The SA 2014 election has now been decided with the return of the ALP government with the support of Independent Geoff Brock. The final result for seats in the lower house was 23 ALP, 22 LIB, 2IND, with 24 needed for a majority.

There has been much complaining from both Liberal supporters and figures within the party that this is unfair given that the Liberals won the two party preferred (2PP) vote. Some comments on this:

  • The 2PP is an artificial construct that plays no official role in our electoral system.
  • It is a fact of mathematics that even in a simplified situation with only two parties in a first past the post election, a result based on electorates does not necessarily agree with a simple majority of the whole population, for example, take 3 equal electorates A,B,C. Suppose party P puts all their effort into A &B and win 51% of the vote, but do not contest C. Then P win the election but the other party wins the 2PP with 66%. There is no cheating, this is the system. If it were any different then no doubt P would put effort into winning votes in C.
  • Accusations of a gerrymander are pathetic, particularly coming from supporters of a party which kept in power for many years with an actual gerrymander (i.e. engineering electoral boundaries to maintain an unfair advantage). The SA electorates are redistributed between electorates by law, this is done by the neutral electoral commission and is available for public consultation. The Liberals had a chance to have input and had some changes made in their favour (in particular in Bright). Part of the complication is that they are failing to gain swings in marginal seats, it is questionable that the electoral commission should compensate for this.

Now we are starting to see the attacks on the Independent Geoff Brock.

  • In deciding whether to support a minority government an independent is under no obligation to consider the 2pp vote for their state or whether their electorate is “naturally conservative”.
  • If you do want to make guesses about the voters of Frome, it’s worth noting from Antony Green’s analysis of the redistribution that “On paper (the redistribution) reverses the two-party preferred margin in Frome, the Labor two-party majority of 0.1% in 2010 becoming an estimated Liberal margin of 1.7%.” The way some people are talking makes it sound like a safe conservative seat where it is very marginal. Given that the Liberal vote was almost 36% percent then it appears that a large majority of the people who voted for Brock would prefer the ALP, and while it is quite possible that the full preference distribution will show more preferred LIB to ALP it is unlikely to be any great majority. The fact is that if people in Frome wanted a Lib government they could have voted Lib.
  • There is all sorts of insinuation that he is selling out for personal gain. Once again, his electorate is marginal and his base is Port Pirie, where is was formerly mayor, a strong ALP area in the electorate.
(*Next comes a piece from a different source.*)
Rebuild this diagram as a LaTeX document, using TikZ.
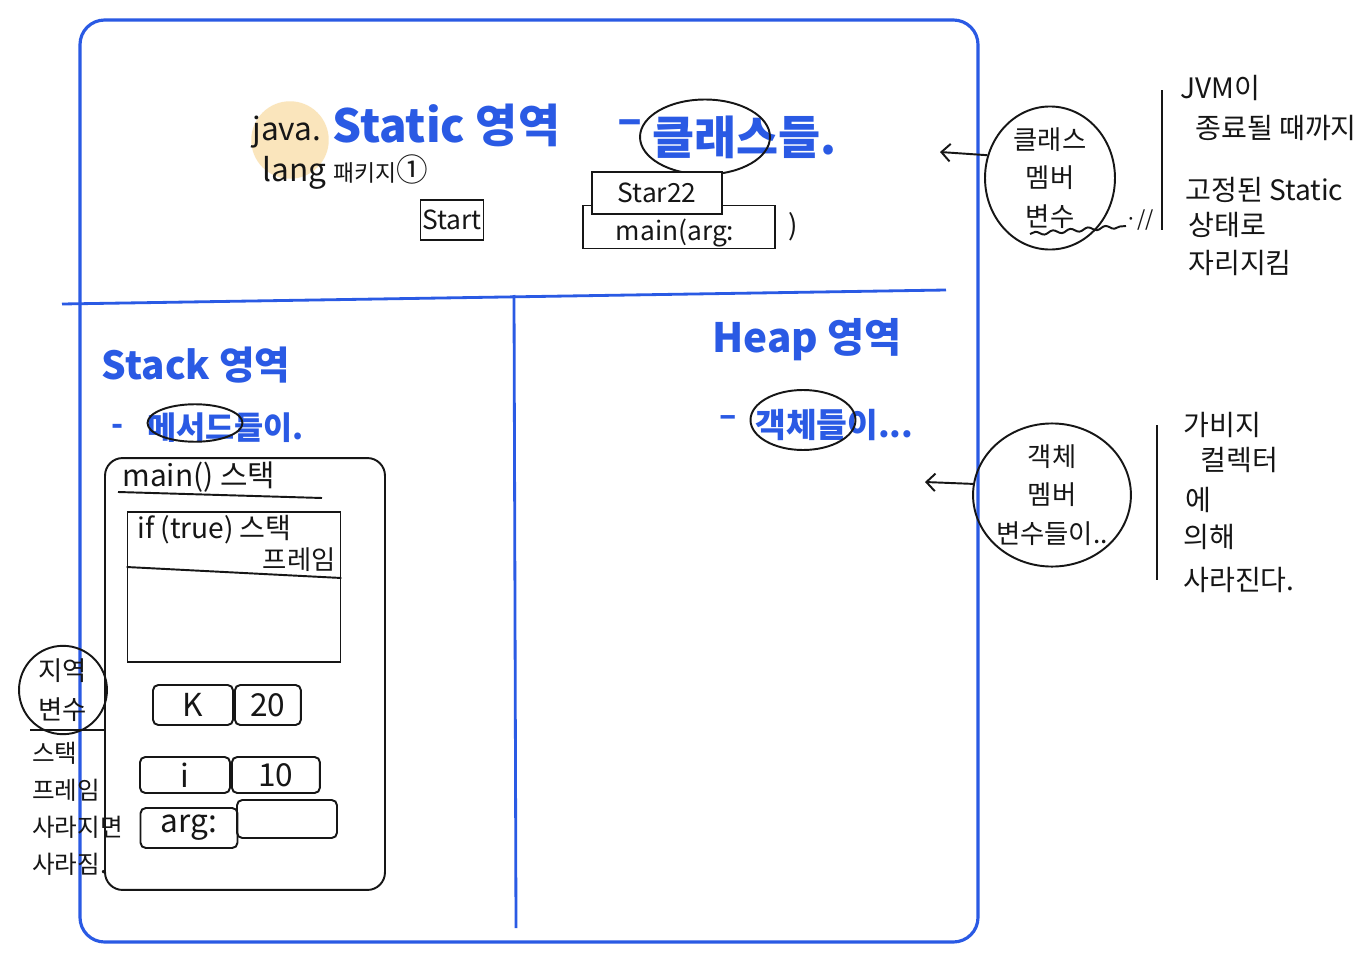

I suspect that his parliamentary voting record would show much agreement with the ALP in the previous term. When first elected he had how to vote cards putting Labor above Liberal. This isn’t some sort of about face, it would seem more surprising were he to support the Liberals. He has accepted a ministry for regional development, but still can vote independently on any issue in parliament, this is surely the best way to represent the people who voted for him.